Staff members should be reminded that their "dream patient" could be the one who ends up injured and suing the hospital if they let their guard down, says Jane McCaffrey, DFASHRM, MHSA, director of compliance and risk management at The Blood Connection in Greenville, SC, and a past president of ASHRM. "There are protocols that need following, and missed therapies need immediate evaluation," McCaffrey says. "Any facility that has staff providing quality care based on who complains the loudest has bigger problems, and I doubt any patient got what was needed."
McCaffrey takes the notion a step further and wonders about the negative impact of patient satisfaction initiatives such as not turning on a light at night to check on a patient or turning down alarms or overriding them. Those strategies might be designed to improve patient satisfaction scores, but McCaffrey wonders if they threaten patient safety by encouraging staff members not to bother the patients who seem content.

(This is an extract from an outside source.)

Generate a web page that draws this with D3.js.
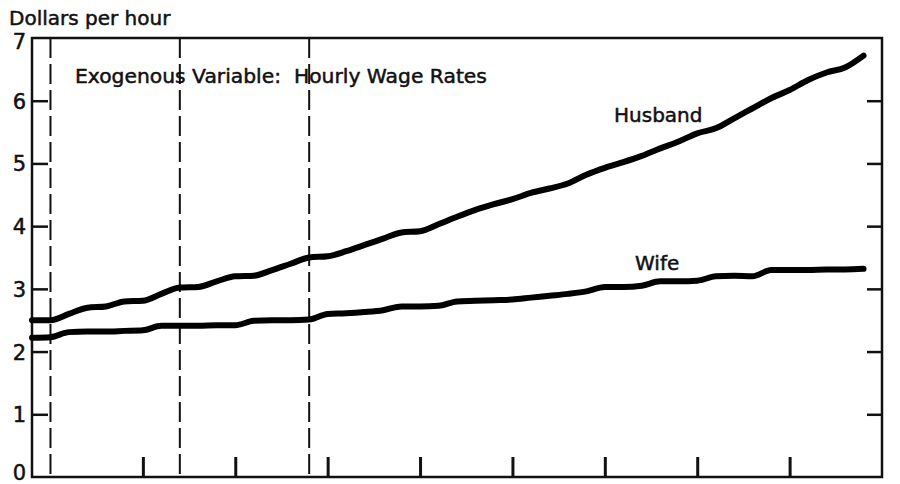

She is not the only one to wonder about how much to let sleeping patients lie. John C. Metcalfe, JD, FASHRM, vice president of risk management services with MemorialCare Health System in Fountain Valley, CA, recalls hearing of a related issue from the risk manager of another California facility. In that hospital, a patient care attendant elected not to turn on a bedside light to fix a lead on a female patient. The patient was extremely startled and thought that the attendant was doing touching her inappropriately. She was upset even after the charge nurse told her that the man was fixing the lead at his direction.
Not turning on the light and ensuring that the patient was awake prior to touching her became an allegation of abuse investigation and reportable event. As a result, Metcalfe says the nursing educator for acute care services at the facility in question now conducts educational role playing for this scenario.